How does the Stream Deck compare to the Loupedeck Live S?

The Loupedeck Live S ($179.99) is the most direct hardware rival to the Stream Deck MK.2. It offers 15 customisable LCD buttons, two dials, and a touch fader in a slightly more compact form factor. On paper, the Live S has more physical input types for $30 more. In practice, the Stream Deck holds a significant advantage in ecosystem breadth – Elgato’s marketplace has more than 300 plugins compared to Loupedeck’s smaller library, and the Stream Deck’s first-party integrations with OBS, Twitch, and Streamlabs are deeper and better maintained. Loupedeck shines for creative software workflows (it was originally built for Lightroom editing) but has less streaming-specific depth. For a gaming streamer choosing between the two, the Stream Deck MK.2 remains the safer, better-supported choice in 2026.
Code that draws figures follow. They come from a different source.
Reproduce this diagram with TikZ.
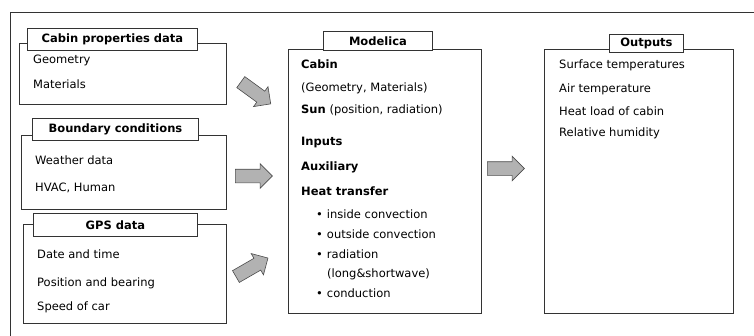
\documentclass[tikz,border=0pt]{standalone}
\usepackage{fontspec}
\setmainfont{DejaVu Sans}
\usetikzlibrary{shapes.arrows}

\begin{document}
\begin{tikzpicture}[x=1pt,y=-1pt,
  box/.style={draw=black!80,line width=0.9pt,anchor=north west,inner sep=0},
  tab/.style={draw=black!80,fill=white,line width=0.9pt,anchor=north west,inner sep=0,
    font=\fontsize{11.5}{13}\selectfont\bfseries},
  txt/.style={anchor=west,inner sep=0,text height=8.5pt,text depth=2.5pt,
    font=\fontsize{11.5}{13}\selectfont},
  bold/.style={txt,font=\fontsize{11.5}{13}\selectfont\bfseries},
  blk/.style={single arrow,draw=black!70,fill=black!30,line width=0.6pt,
    inner xsep=0,inner ysep=6.5pt,minimum width=24pt,minimum height=37pt,
    single arrow head extend=5.5pt,single arrow head indent=0pt}
]
\useasboundingbox (0,0) rectangle (754,335);
\begin{scope}
\clip (0,0) rectangle (754,335);
\draw[draw=black!80,line width=0.9pt] (10,12) rectangle (770,350);
\end{scope}

% inputs
\node[box,minimum width=207,minimum height=61] (cabin) at (19,43) {};
\node[tab,minimum width=170,minimum height=22] (cabintab) at (27,28) {Cabin properties data};
\node[txt] (geo) at (33,60) {Geometry};
\node[txt] (mat) at (33,85) {Materials};

\node[box,minimum width=205,minimum height=74] (bound) at (21,135) {};
\node[tab,minimum width=166,minimum height=22] (boundtab) at (32,118) {Boundary conditions};
\node[txt] (weather) at (35,161) {Weather data};
\node[txt] (hvac) at (35,188) {HVAC, Human};

\node[box,minimum width=203,minimum height=99] (gps) at (23,224) {};
\node[tab,minimum width=164,minimum height=23] (gpstab) at (33,213) {GPS data};
\node[txt] (date) at (37,255) {Date and time};
\node[txt] (pos) at (37,283) {Position and bearing};
\node[txt] (speed) at (37,307) {Speed of car};

% model
\node[box,minimum width=193,minimum height=264] (model) at (288,49) {};
\node[tab,minimum width=109,minimum height=19] (modeltab) at (323,31) {Modelica};
\node[bold] (cab) at (301,65) {Cabin};
\node[txt] (cabgm) at (301,88) {(Geometry, Materials)};
\node[txt] (sun) at (301,110) {\textbf{Sun} (position, radiation)};
\node[bold] (inp) at (301,142) {Inputs};
\node[bold] (aux) at (301,167) {Auxiliary};
\node[bold] (heat) at (301,192) {Heat transfer};
\foreach \y/\t in {215/inside convection,235/outside convection,255/radiation,294/conduction}
  \node[txt] at (316,\y) {\textbullet\hspace{4pt}\t};
\node[txt] (long) at (327,274) {(long\&shortwave)};

% outputs
\node[box,minimum width=189,minimum height=264] (out) at (544,49) {};
\node[tab,minimum width=74,minimum height=18] (outtab) at (609,34) {Outputs};
\node[txt] (surf) at (559,65) {Surface temperatures};
\node[txt] (air) at (559,89) {Air temperature};
\node[txt] (load) at (559,112) {Heat load of cabin};
\node[txt] (hum) at (559,133) {Relative humidity};

% block arrows
\node[blk,rotate=-36] (a1) at (253,91) {};
\node[blk] (a2) at (250.5,176) {};
\node[blk,rotate=30] (a3) at (249,269) {};
\node[blk] (a4) at (502.5,168.5) {};
\end{tikzpicture}
\end{document}
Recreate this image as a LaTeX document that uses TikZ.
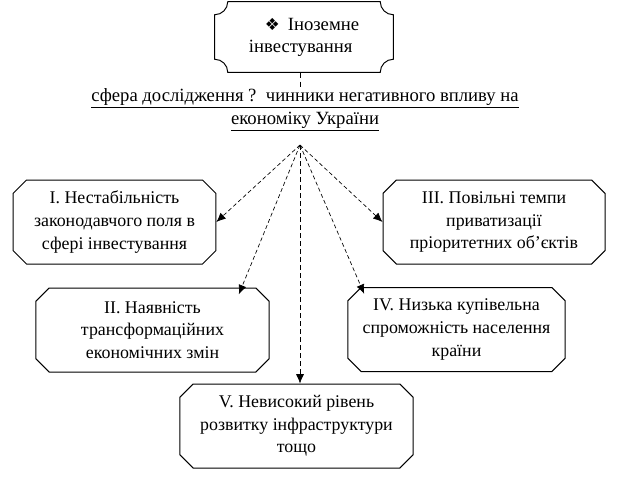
\documentclass[tikz,border=0pt]{standalone}
\usepackage{fontspec}
\setmainfont{Liberation Serif}
\newfontfamily\symfont{DejaVu Sans}
\usetikzlibrary{arrows,arrows.meta,shapes.misc,positioning,calc}

\begin{document}
\begin{tikzpicture}[x=0.75pt,y=0.75pt]
    \tikzstyle{factor}=[chamfered rectangle, chamfered rectangle xsep=5pt, chamfered rectangle ysep=5pt, draw=black, line width=0.75pt, align=center, inner sep=0pt, minimum height=63pt, font=\fontsize{13.4}{17}\selectfont]
    \tikzstyle{head}=[align=left, inner sep=0pt, minimum width=133.5pt, minimum height=52.5pt, font=\fontsize{14}{16.5}\selectfont]
    \tikzstyle{topic}=[align=center, inner sep=0pt, font=\fontsize{14}{15}\selectfont]
    \tikzstyle{connect}=[-{Latex[length=7pt,width=6pt]}, line width=0.5pt, dash pattern=on 3pt off 2pt]
    \useasboundingbox (0,0) rectangle (624,-492);
    \node[head] (top) at (304,-37) {\hspace{12pt}{\symfont\fontsize{12.5}{12}\selectfont ❖}\hspace{6pt}Іноземне\\інвестування};
    \draw[line width=0.75pt] ($(top.north west)+(13,0)$) -- ($(top.north east)+(-13,0)$)
        arc[start angle=180, end angle=270, radius=9.75pt] -- ($(top.south east)+(0,13)$)
        arc[start angle=90, end angle=180, radius=9.75pt] -- ($(top.south west)+(13,0)$)
        arc[start angle=0, end angle=90, radius=9.75pt] -- ($(top.north west)+(0,-13)$)
        arc[start angle=270, end angle=360, radius=9.75pt];
    \node[topic] (q) at (305,-110) {\underline{сфера дослідження ?\ \ чинники негативного впливу на}\\[2pt]\underline{економіку України}};
    \coordinate (fan) at (300,-145);
    \node[factor, minimum width=152pt] (b1) at (114.5,-222) {І. Нестабільність\\законодавчого поля в\\сфері інвестування};
    \node[factor, minimum width=175pt] (b2) at (152.5,-330) {ІІ. Наявність\\трансформаційних\\економічних змін};
    \node[factor, minimum width=166.5pt] (b3) at (494,-222) {ІІІ. Повільні темпи\\приватизації\\пріоритетних об’єктів};
    \node[factor, minimum width=163pt] (b4) at (456.5,-329.5) {IV. Низька купівельна\\спроможність населення\\країни};
    \node[factor, minimum width=175pt] (b5) at (296.5,-426) {V. Невисокий рівень\\розвитку інфраструктури\\тощо};
    \draw[line width=0.75pt, dash pattern=on 4pt off 3pt] (fan |- top.south) -- (fan |- q.north);
    \draw[connect] (fan) -- (b1.east);
    \draw[connect] (fan) -- ([xshift=-18pt]b2.north east);
    \draw[connect] (fan) -- (b3.west);
    \draw[connect] (fan) -- ([xshift=7.5pt]b4.north west);
    \draw[connect, dash pattern=on 4pt off 2pt] (fan) -- (fan |- b5.north);
\end{tikzpicture}
\end{document}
Is there a subscription fee for Stream Deck software?

The core Stream Deck software is completely free to download and use with no subscription required. There is no paywall on the basic plugin library or core integrations with OBS, Twitch, Streamlabs, Spotify, Discord, and similar services. Some third-party plugins available through the Elgato Marketplace are developed by independent creators and may carry their own optional subscription fees – for example, certain advanced chat-bot integrations or premium icon packs sold by external developers. Elgato itself does not charge a subscription for the Stream Deck platform. This is a meaningful contrast to some competing ecosystems where core features are locked behind monthly fees.

Informational only. This article reflects publicly-available information at the time of writing. It is not professional advice. Verify details with a qualified expert before acting on them.